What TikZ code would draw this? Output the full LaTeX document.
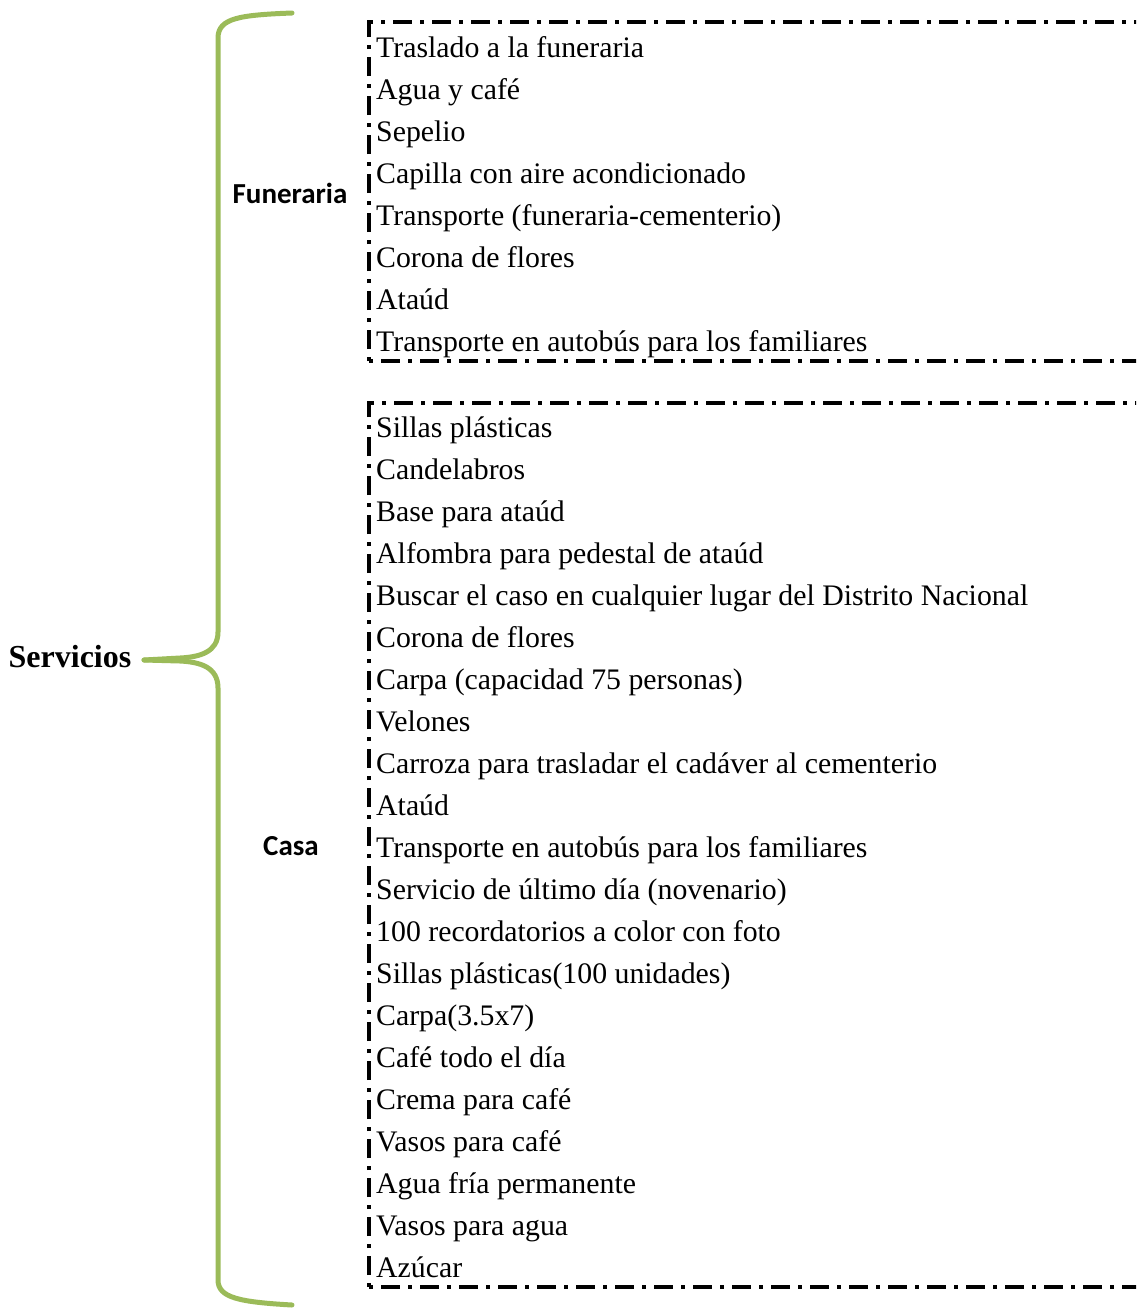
\documentclass[tikz,border=0pt]{standalone}
\usepackage{fontspec}
\setmainfont{Liberation Serif}
\newfontfamily\calfont{Carlito}
\definecolor{bracegreen}{RGB}{155,187,89}
\begin{document}
\begin{tikzpicture}[x=1pt,y=-1pt,
  item/.style={anchor=base west,inner sep=0pt,font=\fontsize{29.8}{29.8}\selectfont},
  grouplabel/.style={inner sep=0pt,font=\calfont\bfseries\fontsize{29}{29}\selectfont},
  dashbox/.style={draw=black,line width=3.5pt,dash pattern=on 4pt off 8pt on 19pt off 8pt},
  bracepath/.style={draw=bracegreen,line width=5pt,line cap=round}]
\useasboundingbox (0,0) rectangle (1136,1309);
\begin{scope}
\clip (0,0) rectangle (1136,1309);
\draw[dashbox] (369,361) -- (369,22) -- (1160,22);
\draw[dashbox] (369,361) -- (1160,361);
\draw[dashbox] (369,1287) -- (369,403) -- (1160,403);
\draw[dashbox] (369,1287) -- (1160,1287);
\end{scope}
% brace
\node[inner sep=0pt,font=\bfseries\fontsize{32}{32}\selectfont] (serv) at (70,657) {Servicios};
\coordinate (tip) at (144,660);
\draw[bracepath] (292,13) .. controls (240,15) and (218,18) .. (218,38)
  -- (218,632) .. controls (218,652) and (200,657) .. (180,658) -- (tip);
\draw[bracepath] (tip) -- (180,661) .. controls (200,662) and (218,667) .. (218,688)
  -- (218,1280) .. controls (218,1298) and (240,1302) .. (292,1305);
\node[grouplabel] (fun) at (290,193) {Funeraria};
\node[grouplabel] (casa) at (291,846) {Casa};
% Funeraria items
\foreach \t [count=\i] in {Traslado a la funeraria,Agua y café,Sepelio,Capilla con aire acondicionado,Transporte (funeraria-cementerio),Corona de flores,Ataúd,Transporte en autobús para los familiares}
  \node[item] (f\i) at (376,{47+42*(\i-1)+10}) {\t};
% Casa items
\foreach \t [count=\i] in {Sillas plásticas,Candelabros,Base para ataúd,Alfombra para pedestal de ataúd,Buscar el caso en cualquier lugar del Distrito Nacional,Corona de flores,Carpa (capacidad 75 personas),Velones,Carroza para trasladar el cadáver al cementerio,Ataúd,Transporte en autobús para los familiares,Servicio de último día (novenario),100 recordatorios a color con foto,Sillas plásticas(100 unidades),Carpa(3.5x7),Café todo el día,Crema para café,Vasos para café,Agua fría permanente,Vasos para agua,Azúcar}
  \node[item] (c\i) at (376,{427+42*(\i-1)+10}) {\t};
\end{tikzpicture}
\end{document}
####
Challenge >>
Print each line of the material above exactly, with the pictures removed from your copy.

Task output >>
What TikZ code would draw this? Output the full LaTeX document.
\documentclass[tikz,border=0pt]{standalone}
\usepackage{fontspec}
\setmainfont{Liberation Serif}
\newfontfamily\calfont{Carlito}
\definecolor{bracegreen}{RGB}{155,187,89}
\begin{document}
\begin{tikzpicture}[x=1pt,y=-1pt,
  item/.style={anchor=base west,inner sep=0pt,font=\fontsize{29.8}{29.8}\selectfont},
  grouplabel/.style={inner sep=0pt,font=\calfont\bfseries\fontsize{29}{29}\selectfont},
  dashbox/.style={draw=black,line width=3.5pt,dash pattern=on 4pt off 8pt on 19pt off 8pt},
  bracepath/.style={draw=bracegreen,line width=5pt,line cap=round}]
\useasboundingbox (0,0) rectangle (1136,1309);
\begin{scope}
\clip (0,0) rectangle (1136,1309);
\draw[dashbox] (369,361) -- (369,22) -- (1160,22);
\draw[dashbox] (369,361) -- (1160,361);
\draw[dashbox] (369,1287) -- (369,403) -- (1160,403);
\draw[dashbox] (369,1287) -- (1160,1287);
\end{scope}
% brace
\node[inner sep=0pt,font=\bfseries\fontsize{32}{32}\selectfont] (serv) at (70,657) {Servicios};
\coordinate (tip) at (144,660);
\draw[bracepath] (292,13) .. controls (240,15) and (218,18) .. (218,38)
  -- (218,632) .. controls (218,652) and (200,657) .. (180,658) -- (tip);
\draw[bracepath] (tip) -- (180,661) .. controls (200,662) and (218,667) .. (218,688)
  -- (218,1280) .. controls (218,1298) and (240,1302) .. (292,1305);
\node[grouplabel] (fun) at (290,193) {Funeraria};
\node[grouplabel] (casa) at (291,846) {Casa};
% Funeraria items
\foreach \t [count=\i] in {Traslado a la funeraria,Agua y café,Sepelio,Capilla con aire acondicionado,Transporte (funeraria-cementerio),Corona de flores,Ataúd,Transporte en autobús para los familiares}
  \node[item] (f\i) at (376,{47+42*(\i-1)+10}) {\t};
% Casa items
\foreach \t [count=\i] in {Sillas plásticas,Candelabros,Base para ataúd,Alfombra para pedestal de ataúd,Buscar el caso en cualquier lugar del Distrito Nacional,Corona de flores,Carpa (capacidad 75 personas),Velones,Carroza para trasladar el cadáver al cementerio,Ataúd,Transporte en autobús para los familiares,Servicio de último día (novenario),100 recordatorios a color con foto,Sillas plásticas(100 unidades),Carpa(3.5x7),Café todo el día,Crema para café,Vasos para café,Agua fría permanente,Vasos para agua,Azúcar}
  \node[item] (c\i) at (376,{427+42*(\i-1)+10}) {\t};
\end{tikzpicture}
\end{document}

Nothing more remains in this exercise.